Seabees, South Koreans prep for runway attacks
Stars and Stripes March 3, 2008
CHINHAE NAVAL BASE, South Korea — Fortunately, there are universal hand gestures for phrases like “Move there;” “Line up these notches;” and “Don’t get run over by the forklift.”
Hand signals and a few mutually understood words allowed Navy Seabees and South Korean sailors to coordinate a joint rapid runway repair Friday, an operation crucial during battle to getting planes into the sky.
The timed event required 12 Seabees from U.S. Navy Construction Battalion Five and 23 South Korean sailors to fill a runway crater, assemble a 360-square-foot fiberglass mat and secure it over the crater.
The sailors had 45 minutes Friday to complete the exercise. They finished the job in about 30 minutes.
The sailors cut their time down about 10 to 15 minutes over the past couple of days of training, said Petty Officer Second Class Ana Espinal.
The fiberglass cover required some muscle from about 20 sailors just to roll out. While others filled the crater with dump-truck loads of dirt about 60 yards away, most of the sailors worked on lining up the cover and locking it together with metal grommets.

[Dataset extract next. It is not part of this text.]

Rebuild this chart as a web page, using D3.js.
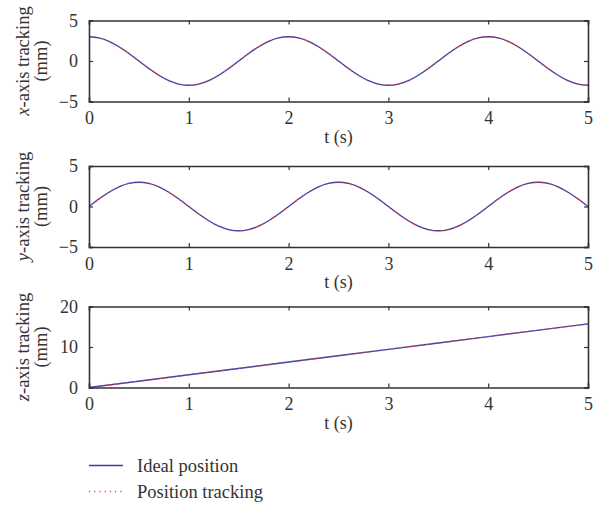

The Port Hueneme, Calif.-based Seabees and the South Koreans worked in concert and didn’t show any noticeable miscommunications.
“They catch on quick,” said Petty Officer Third Class Alex Gagnon. “This was a good exchange on both sides of the house.”

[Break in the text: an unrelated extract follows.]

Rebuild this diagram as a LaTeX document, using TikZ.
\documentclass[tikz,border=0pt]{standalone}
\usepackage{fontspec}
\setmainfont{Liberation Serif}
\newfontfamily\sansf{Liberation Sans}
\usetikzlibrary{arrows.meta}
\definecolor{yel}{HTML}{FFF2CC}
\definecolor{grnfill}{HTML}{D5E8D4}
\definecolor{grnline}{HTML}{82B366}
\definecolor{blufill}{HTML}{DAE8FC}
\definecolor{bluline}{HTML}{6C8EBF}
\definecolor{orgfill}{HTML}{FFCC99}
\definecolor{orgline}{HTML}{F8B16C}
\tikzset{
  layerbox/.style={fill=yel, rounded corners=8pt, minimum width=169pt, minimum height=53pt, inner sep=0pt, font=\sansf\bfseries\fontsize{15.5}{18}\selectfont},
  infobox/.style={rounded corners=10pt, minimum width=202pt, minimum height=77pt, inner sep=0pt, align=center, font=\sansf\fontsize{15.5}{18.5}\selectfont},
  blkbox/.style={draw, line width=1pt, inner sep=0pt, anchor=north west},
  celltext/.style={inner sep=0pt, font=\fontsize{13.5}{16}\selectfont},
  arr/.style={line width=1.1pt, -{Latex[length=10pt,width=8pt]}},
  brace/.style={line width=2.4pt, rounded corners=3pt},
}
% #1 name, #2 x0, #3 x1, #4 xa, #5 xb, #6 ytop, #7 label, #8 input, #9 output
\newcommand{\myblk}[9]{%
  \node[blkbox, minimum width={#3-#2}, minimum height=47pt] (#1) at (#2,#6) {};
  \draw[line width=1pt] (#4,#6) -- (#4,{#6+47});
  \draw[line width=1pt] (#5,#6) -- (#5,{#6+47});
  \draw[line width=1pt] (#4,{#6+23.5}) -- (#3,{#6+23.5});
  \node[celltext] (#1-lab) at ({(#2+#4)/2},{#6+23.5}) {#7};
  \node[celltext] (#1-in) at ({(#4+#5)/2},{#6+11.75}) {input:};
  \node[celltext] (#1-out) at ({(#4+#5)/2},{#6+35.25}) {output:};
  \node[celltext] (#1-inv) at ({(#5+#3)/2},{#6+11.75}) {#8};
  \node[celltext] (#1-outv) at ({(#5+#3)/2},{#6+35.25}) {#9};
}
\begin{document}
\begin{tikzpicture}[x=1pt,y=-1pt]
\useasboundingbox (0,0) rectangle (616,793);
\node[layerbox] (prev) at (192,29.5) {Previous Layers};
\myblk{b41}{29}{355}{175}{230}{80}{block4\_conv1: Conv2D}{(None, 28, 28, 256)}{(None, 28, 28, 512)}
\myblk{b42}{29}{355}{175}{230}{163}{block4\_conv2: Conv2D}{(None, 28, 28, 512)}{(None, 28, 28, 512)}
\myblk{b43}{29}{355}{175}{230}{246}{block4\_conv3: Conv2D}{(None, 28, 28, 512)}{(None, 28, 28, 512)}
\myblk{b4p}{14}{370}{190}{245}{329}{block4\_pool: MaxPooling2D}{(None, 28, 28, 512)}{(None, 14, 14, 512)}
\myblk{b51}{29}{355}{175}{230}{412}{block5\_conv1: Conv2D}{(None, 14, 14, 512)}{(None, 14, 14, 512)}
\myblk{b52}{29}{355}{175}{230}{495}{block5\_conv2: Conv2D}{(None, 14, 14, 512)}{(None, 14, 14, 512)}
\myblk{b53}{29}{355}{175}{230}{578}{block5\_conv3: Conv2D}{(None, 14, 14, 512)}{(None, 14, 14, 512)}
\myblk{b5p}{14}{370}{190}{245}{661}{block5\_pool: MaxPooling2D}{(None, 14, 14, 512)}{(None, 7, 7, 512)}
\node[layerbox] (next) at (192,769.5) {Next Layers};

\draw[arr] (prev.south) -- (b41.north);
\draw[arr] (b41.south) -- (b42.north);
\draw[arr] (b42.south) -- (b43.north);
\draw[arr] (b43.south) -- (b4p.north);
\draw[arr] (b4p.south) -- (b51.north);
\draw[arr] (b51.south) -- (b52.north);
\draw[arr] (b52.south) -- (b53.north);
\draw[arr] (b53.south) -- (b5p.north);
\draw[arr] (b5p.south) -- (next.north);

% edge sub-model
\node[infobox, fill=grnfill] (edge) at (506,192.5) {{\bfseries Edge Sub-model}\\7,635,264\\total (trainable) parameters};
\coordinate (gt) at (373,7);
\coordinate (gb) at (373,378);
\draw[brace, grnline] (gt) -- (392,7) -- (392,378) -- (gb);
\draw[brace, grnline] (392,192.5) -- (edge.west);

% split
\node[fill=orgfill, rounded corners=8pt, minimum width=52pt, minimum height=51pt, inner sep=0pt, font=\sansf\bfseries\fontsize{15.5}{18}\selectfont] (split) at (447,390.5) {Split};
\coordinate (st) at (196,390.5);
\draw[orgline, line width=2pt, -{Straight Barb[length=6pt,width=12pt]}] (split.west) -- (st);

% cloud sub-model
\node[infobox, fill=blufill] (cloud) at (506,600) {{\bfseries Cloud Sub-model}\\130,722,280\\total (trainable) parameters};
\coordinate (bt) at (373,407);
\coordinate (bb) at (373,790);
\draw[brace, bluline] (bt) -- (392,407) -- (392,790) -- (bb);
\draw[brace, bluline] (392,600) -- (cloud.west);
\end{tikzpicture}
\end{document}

Many of the sailors had never practiced the runway repair exercise before last month. A few said they had only a few days of familiarization.
But those who had done it before said they were impressed with the fiberglass mat.
Neither the South Korean nor U.S. Navy actually own fiberglass mats; the material was borrowed from the U.S. Air Force.
The older material normally used by the Navy is slower and requires sailors to assemble the mat piece-by-piece with locking pins.
After graders and rollers compacted the surface where the crater had been, sailors attached chains to a forklift and towed the mat.
Sailors said they were pleased with their time and that they could work with South Koreans sailors again without any problems.
“Some of them knew a few words of English, along with the [gestures],” said Petty Officer Third Class Jon Bosch. “It made things pretty easy.”